Chemically, BPC-157 and TB-500 are peptides—chains of amino acids too short to count as full-fledged proteins. The first is a fragment of a stomach protein. The second of thymosin beta-4, a protein found in most body cells. As is true of many natural peptides, these compounds act as signalling molecules. Animal experiments also demonstrate that both BPC-157 and thymosin beta-4 have multiple injury-ameliorating effects (very little work has been done on the TB-500 fragment itself). These include promoting wound healing and blood-vessel formation, and reducing inflammation. Such experiments have also failed to flag up worrying side-effects.

But human studies are scarce.
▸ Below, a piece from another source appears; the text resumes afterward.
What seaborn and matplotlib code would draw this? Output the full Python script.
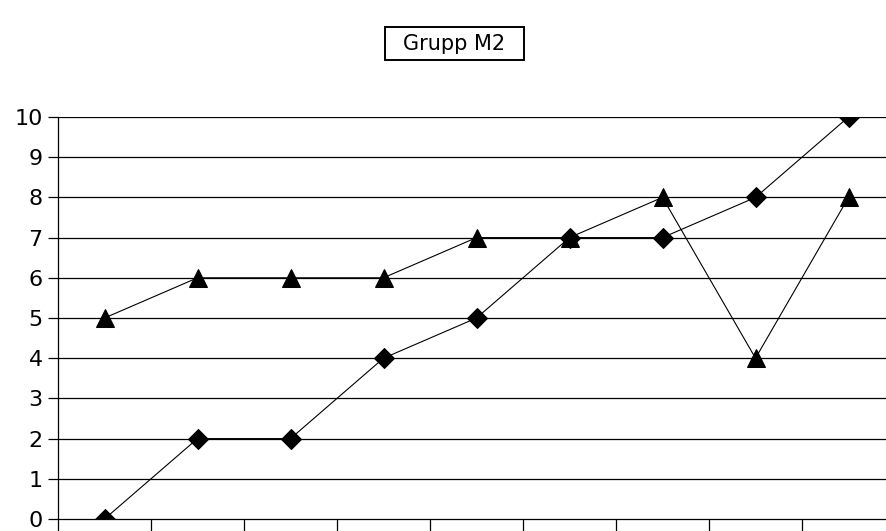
import matplotlib
matplotlib.use("Agg")
import matplotlib.pyplot as plt
from matplotlib.patches import Rectangle
import seaborn as sns
import numpy as np
import pandas as pd

positions = list(range(9))
diamond_values = [0, 2, 2, 4, 5, 7, 7, 8, 10]
triangle_values = [5, 6, 6, 6, 7, 7, 8, 4, 8]
y_ticks = list(range(0, 11))
title = "Grupp M2"

sns.set_theme(style="white")
plt.rcParams['font.family'] = ['DejaVu Sans']
plt.rcParams['text.color'] = 'black'
plt.rcParams['ytick.color'] = 'black'
plt.rcParams['xtick.color'] = 'black'

W, H = 886, 531
fig = plt.figure(figsize=(W / 100, H / 100), dpi=100)
left, right, top, bottom = 58, 895, 117, 519
ax = fig.add_axes([left / W, (H - bottom) / H, (right - left) / W, (bottom - top) / H])

df_d = pd.DataFrame({"x": positions, "y": diamond_values})
df_t = pd.DataFrame({"x": positions, "y": triangle_values})

sns.lineplot(data=df_t, x="x", y="y", ax=ax, color="black", linewidth=0.8,
             marker="^", markersize=13.5, markeredgecolor="black", markerfacecolor="black")
sns.lineplot(data=df_d, x="x", y="y", ax=ax, color="black", linewidth=0.8,
             marker="D", markersize=10.5, markeredgecolor="black", markerfacecolor="black")

ax.set_xlim(-0.5, 8.5)
ax.set_ylim(0, 10)
ax.set_yticks(y_ticks)
ax.set_yticklabels([str(v) for v in y_ticks], fontsize=16, color="black")
ax.set_xticks(np.arange(-0.5, 9.0, 1.0))
ax.set_xticklabels([])
for yv in y_ticks[1:]:
    ax.axhline(yv, color="black", linewidth=0.9, zorder=0)
ax.tick_params(axis="y", direction="out", length=7.5, width=0.9, color="black", pad=3.5, left=True)
ax.tick_params(axis="x", direction="out", length=9, width=0.9, color="black", bottom=True)
ax.set_xlabel("")
ax.set_ylabel("")
for s in ["top", "right"]:
    ax.spines[s].set_visible(False)
for s in ["left", "bottom"]:
    ax.spines[s].set_color("black")
    ax.spines[s].set_linewidth(0.9)
ax.grid(False)

bx0, bx1, by0, by1 = 385, 524, 27, 60
fig.patches.append(Rectangle((bx0 / W, 1 - by1 / H), (bx1 - bx0) / W, (by1 - by0) / H,
                             transform=fig.transFigure, facecolor="white",
                             edgecolor="black", linewidth=1.4))
fig.text((bx0 + bx1) / 2 / W, 1 - (by0 + by1) / 2 / H, title, ha="center", va="center",
         fontsize=15, color="black")

fig.savefig("out.png", dpi=100)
A recent review found only three small ones for BPC-157 (one of which suggested possible relief for chronic knee pain) and, though thymosin beta-4 is the subject of promising trials for recovery from heart-attack-induced tissue damage and the treatment of corneal problems, TB-500 itself is not. “Informal" users usually administer the stack by injection, which brings risks of its own.

In the absence of trials, a “folk pharmacology" has developed. Forum users swap tips, warn of possible side-effects, excoriate naive expectations of miraculous improvements by credulous newcomers and even run informal product-testing laboratories to sort, from the range of commercial offerings available, the wheat from the chaff.

All this is a result of the compounds’ ambiguous legal status. No jurisdiction has approved their use as medicines, but few ban their sale. They can therefore be marketed as “experimental chemicals", so long as no medical claims are made. Professional sports bodies, including the World Anti Doping Agency, do ban them. But that does not prevent their use by enthusiastic amateurs.

The result is a mess—and a lost opportunity. Peptides are an important class of drugs. Almost 100 are approved as medicines, including insulin, human growth hormone and GLP-1 (the active principle of Wegovy, a weight-loss drug, and Ozempic, a treatment for type-2 diabetes). In a well-ordered world, the Wolverine stack’s components would be given a chance either to join this list, or to be rejected from it once and for all.

But that would mean clinical trials on people. Those would be expensive, time-consuming and difficult for drug companies to justify, since it would be hard to patent a product based on molecules so clearly in the public domain. The result, even with the efforts of forum users, is an unregulated market in which the purity and strength of what is on offer cannot be guaranteed, with all the risks which that entails. At the moment, then, caveat very much emptor.